You are an elected member of the town of ABC School Committee (the school committee). You are also a practicing attorney. Within the next six weeks you will be forming a professional corporation with some other attorneys. You have stated that the arrangement will be a partnership and that you and the other attorneys will be sharing profits. One of the attorneys with whom you will join in the practice represents the school committee on occasion in special education matters. When he performs these services, he is paid on an hourly basis.
Would your participation in a partnership in which one of your partners represents the school committee constitute a violation of G. L. c. 268A?
Yes, given the arrangement you have described.
As a member of the school committee, you are a municipal employee within the meaning of G. L. c. 268A, the conflict of interest law.[1] You therefore are subject to the provisions of that law. The situation you have presented raises serious problems under § 20 of the law.
Section 20 provides in pertinent part that no municipal employee may have a financial interest, directly or indirectly, in a contract made by a municipal agency of the same town in which the town is an interested party. If your partner continues to provide legal services to the school committee, then any money paid to him would become an asset of the partnership. You would have an ownership interest in any asset of the partnership, and you therefore would have a financial interest, albeit an indirect one, in your partner's contract with the school committee. The town obviously is an interested party in any contract made by the school committee. Section 20 contains several exceptions to this prohibition, but as a practical matter there are very few instances when a municipal employee can have a financial interest in a contract made by his own agency. None of these exceptions applies to you.
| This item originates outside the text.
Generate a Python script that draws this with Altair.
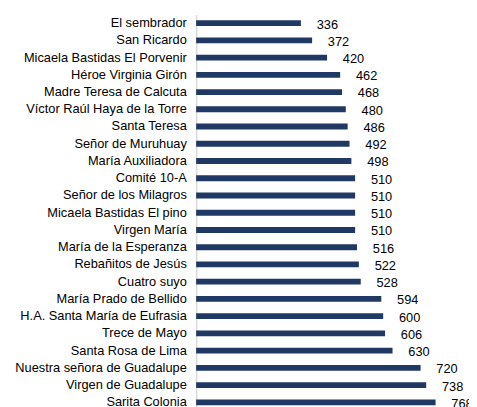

The § 20 prohibition will result as long as your association with the other attorneys continues in the form you have described. Should the situation change so that the money your colleague earns in connection with the school committee contract is kept by him and is not in any way an asset of the partnership or used to benefit the partnership, then there would be no § 20 violation. See, EC-COI-81-75. You would, however, be subject to the provisions of § 19 which provide that no municipal employee may participate as such an employee in a particular matter[2] in which he or a partner has a financial interest. The fact that the partnership would not benefit under these circumstances is immaterial. The salient fact is that your partner would have a financial interest. See Buss, The Massachusetts Conflict of Interest Statute: An Analysis, 45 B.U. Law Rev. 299,357 (1965). Therefore, you would have to refrain from participating as a school committee member in any matter which might inure to your partner's benefit, such as decisions to retain him, and decisions to appeal special education cases which would provide further legal work for him. You would have to abstain not only from voting on such matters but also from participating in any discussion or other consideration of the matter surrounding the vote. See EC-COI-84-76; 84-55.[3] "The wise course for one who is disqualified from all participation in a matter is to leave the room." Graham v. McGrail, 370 Mass. 133, 138 (1976).
Should there be no prohibition under § 20, you should be aware of § 23 which prohibits the use or attempted use of one's official position to secure unwarranted privileges or exemptions for himself or others. It also prohibits one from by his conduct giving reasonable basis for the impression that any person can improperly influence or unduly enjoy his favor in the performance of his official duties, or that he is unduly affected by the kinship, rank, position or influence of any party or person. In this regard you should be careful, for example, that no action you take on the school committee gives the appearance of your trying to obtain benefits for your law partnership or its individual members.[4]